• [Stored data]:
---

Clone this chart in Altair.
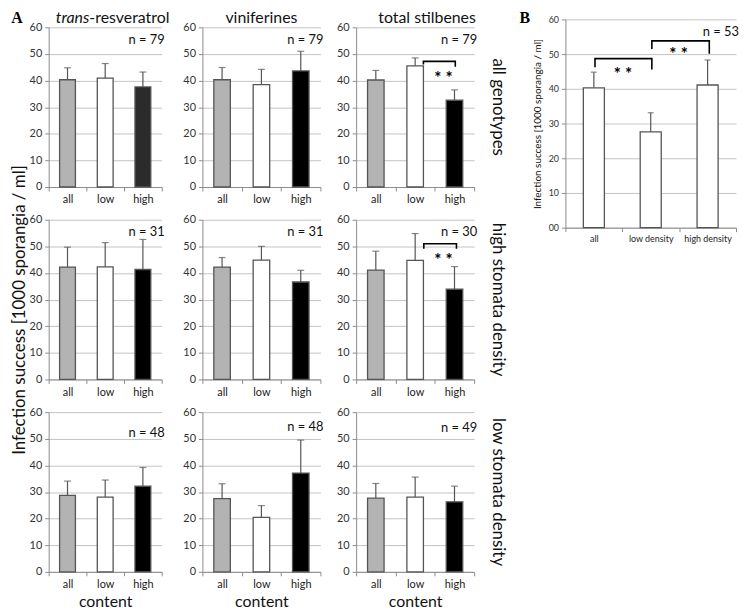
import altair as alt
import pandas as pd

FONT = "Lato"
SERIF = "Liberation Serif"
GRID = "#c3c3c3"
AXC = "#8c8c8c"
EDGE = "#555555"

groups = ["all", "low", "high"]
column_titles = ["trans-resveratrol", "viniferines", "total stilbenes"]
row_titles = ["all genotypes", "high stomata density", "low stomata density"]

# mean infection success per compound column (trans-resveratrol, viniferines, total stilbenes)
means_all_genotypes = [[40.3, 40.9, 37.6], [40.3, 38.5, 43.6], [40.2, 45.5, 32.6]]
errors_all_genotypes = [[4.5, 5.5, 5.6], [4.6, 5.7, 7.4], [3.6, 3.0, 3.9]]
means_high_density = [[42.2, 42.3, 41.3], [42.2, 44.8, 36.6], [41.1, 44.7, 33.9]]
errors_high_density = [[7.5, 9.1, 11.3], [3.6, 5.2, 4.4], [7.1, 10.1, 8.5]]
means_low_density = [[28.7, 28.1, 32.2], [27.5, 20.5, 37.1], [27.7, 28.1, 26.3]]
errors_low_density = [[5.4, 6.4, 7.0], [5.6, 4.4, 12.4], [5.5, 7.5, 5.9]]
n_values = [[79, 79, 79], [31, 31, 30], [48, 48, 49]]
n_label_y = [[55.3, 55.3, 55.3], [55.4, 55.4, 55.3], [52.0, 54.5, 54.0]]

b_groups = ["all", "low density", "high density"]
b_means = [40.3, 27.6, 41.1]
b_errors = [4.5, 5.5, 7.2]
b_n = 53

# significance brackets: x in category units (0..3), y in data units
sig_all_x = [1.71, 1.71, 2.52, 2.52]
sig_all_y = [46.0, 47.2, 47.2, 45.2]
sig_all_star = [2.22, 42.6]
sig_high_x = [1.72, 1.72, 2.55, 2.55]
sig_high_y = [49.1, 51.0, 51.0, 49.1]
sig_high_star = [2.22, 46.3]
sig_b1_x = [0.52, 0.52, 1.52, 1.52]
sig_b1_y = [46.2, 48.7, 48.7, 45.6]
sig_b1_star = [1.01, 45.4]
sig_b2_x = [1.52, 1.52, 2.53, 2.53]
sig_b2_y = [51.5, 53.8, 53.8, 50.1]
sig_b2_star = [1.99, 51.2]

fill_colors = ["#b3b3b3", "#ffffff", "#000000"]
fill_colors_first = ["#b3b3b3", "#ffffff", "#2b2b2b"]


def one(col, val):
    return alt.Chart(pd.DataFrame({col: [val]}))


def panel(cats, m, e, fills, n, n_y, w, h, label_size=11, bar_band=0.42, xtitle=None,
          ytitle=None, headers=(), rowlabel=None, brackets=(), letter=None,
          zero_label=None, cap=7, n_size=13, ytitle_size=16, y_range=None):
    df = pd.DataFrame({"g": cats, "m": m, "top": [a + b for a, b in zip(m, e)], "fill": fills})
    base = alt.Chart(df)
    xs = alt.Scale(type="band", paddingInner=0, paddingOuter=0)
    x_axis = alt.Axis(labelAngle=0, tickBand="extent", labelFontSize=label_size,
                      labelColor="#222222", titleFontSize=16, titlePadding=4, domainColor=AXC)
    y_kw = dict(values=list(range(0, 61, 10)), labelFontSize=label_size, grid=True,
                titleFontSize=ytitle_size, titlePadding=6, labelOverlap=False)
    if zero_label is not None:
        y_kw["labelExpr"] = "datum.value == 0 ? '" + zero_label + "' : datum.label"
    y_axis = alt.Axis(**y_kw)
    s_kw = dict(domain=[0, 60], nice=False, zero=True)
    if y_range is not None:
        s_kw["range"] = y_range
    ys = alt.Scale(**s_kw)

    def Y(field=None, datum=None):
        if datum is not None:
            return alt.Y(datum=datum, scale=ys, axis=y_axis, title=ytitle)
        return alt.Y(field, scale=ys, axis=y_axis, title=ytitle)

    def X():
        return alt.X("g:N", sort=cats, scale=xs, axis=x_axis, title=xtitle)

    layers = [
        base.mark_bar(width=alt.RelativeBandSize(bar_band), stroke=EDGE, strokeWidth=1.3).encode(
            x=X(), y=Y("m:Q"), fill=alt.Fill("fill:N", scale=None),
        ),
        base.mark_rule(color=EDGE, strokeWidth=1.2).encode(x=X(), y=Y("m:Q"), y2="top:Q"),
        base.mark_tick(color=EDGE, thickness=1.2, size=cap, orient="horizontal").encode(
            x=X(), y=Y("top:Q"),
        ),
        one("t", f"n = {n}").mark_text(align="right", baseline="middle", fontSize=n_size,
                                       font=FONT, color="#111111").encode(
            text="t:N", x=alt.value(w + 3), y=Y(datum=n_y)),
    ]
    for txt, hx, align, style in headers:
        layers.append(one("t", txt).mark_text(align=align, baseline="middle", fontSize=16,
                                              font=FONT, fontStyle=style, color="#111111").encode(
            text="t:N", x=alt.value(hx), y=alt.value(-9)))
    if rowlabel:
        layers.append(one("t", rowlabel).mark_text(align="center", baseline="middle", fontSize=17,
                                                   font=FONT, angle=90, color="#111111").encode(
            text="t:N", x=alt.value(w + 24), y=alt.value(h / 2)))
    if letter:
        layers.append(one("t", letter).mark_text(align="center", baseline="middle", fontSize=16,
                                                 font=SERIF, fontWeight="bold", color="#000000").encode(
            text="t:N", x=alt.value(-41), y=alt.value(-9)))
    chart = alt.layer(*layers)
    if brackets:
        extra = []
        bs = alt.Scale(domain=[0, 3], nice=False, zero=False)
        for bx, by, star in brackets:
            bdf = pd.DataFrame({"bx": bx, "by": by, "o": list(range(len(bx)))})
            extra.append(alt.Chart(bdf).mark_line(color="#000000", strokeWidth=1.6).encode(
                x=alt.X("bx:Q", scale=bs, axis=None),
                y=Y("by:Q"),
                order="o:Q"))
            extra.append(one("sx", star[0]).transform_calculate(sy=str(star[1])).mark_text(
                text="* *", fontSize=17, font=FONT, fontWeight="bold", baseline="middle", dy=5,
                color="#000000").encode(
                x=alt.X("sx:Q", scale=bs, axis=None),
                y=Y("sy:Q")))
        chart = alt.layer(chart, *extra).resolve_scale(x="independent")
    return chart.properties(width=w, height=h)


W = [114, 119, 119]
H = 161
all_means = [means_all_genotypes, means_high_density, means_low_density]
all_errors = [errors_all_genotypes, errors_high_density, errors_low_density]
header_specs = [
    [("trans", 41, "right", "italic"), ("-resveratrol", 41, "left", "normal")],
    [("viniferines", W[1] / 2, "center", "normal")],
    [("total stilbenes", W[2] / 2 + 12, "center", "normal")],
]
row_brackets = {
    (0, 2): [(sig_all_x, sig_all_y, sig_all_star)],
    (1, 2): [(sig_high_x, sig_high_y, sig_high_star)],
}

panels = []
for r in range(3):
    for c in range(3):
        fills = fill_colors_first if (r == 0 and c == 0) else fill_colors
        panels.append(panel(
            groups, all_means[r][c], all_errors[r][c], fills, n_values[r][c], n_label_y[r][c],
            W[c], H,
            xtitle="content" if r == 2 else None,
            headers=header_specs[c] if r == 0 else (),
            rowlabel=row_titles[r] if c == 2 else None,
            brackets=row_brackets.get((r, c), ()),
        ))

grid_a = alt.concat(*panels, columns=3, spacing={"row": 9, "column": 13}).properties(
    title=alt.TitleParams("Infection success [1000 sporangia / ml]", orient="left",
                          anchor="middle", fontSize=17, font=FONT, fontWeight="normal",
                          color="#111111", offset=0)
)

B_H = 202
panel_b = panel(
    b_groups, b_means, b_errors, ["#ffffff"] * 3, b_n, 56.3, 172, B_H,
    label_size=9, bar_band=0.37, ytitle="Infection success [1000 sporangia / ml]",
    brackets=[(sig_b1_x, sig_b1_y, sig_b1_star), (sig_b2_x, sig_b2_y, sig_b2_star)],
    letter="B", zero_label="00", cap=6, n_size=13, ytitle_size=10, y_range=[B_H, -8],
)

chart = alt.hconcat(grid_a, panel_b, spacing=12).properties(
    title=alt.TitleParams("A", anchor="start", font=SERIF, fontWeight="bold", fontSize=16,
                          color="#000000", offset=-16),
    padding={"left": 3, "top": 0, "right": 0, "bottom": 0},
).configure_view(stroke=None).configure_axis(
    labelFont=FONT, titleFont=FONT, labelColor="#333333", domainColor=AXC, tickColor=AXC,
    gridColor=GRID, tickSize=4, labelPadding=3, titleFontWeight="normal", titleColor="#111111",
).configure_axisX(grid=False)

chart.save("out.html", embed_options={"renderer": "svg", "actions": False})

---

• [Written request]: Only lines belong in the copy: transcribe those from the start of the data through the line that contains "[52.0, 54.5, 54.0]]", and skip the pictures.

• [Expected answer]:
Clone this chart in Altair.
import altair as alt
import pandas as pd

FONT = "Lato"
SERIF = "Liberation Serif"
GRID = "#c3c3c3"
AXC = "#8c8c8c"
EDGE = "#555555"

groups = ["all", "low", "high"]
column_titles = ["trans-resveratrol", "viniferines", "total stilbenes"]
row_titles = ["all genotypes", "high stomata density", "low stomata density"]

# mean infection success per compound column (trans-resveratrol, viniferines, total stilbenes)
means_all_genotypes = [[40.3, 40.9, 37.6], [40.3, 38.5, 43.6], [40.2, 45.5, 32.6]]
errors_all_genotypes = [[4.5, 5.5, 5.6], [4.6, 5.7, 7.4], [3.6, 3.0, 3.9]]
means_high_density = [[42.2, 42.3, 41.3], [42.2, 44.8, 36.6], [41.1, 44.7, 33.9]]
errors_high_density = [[7.5, 9.1, 11.3], [3.6, 5.2, 4.4], [7.1, 10.1, 8.5]]
means_low_density = [[28.7, 28.1, 32.2], [27.5, 20.5, 37.1], [27.7, 28.1, 26.3]]
errors_low_density = [[5.4, 6.4, 7.0], [5.6, 4.4, 12.4], [5.5, 7.5, 5.9]]
n_values = [[79, 79, 79], [31, 31, 30], [48, 48, 49]]
n_label_y = [[55.3, 55.3, 55.3], [55.4, 55.4, 55.3], [52.0, 54.5, 54.0]]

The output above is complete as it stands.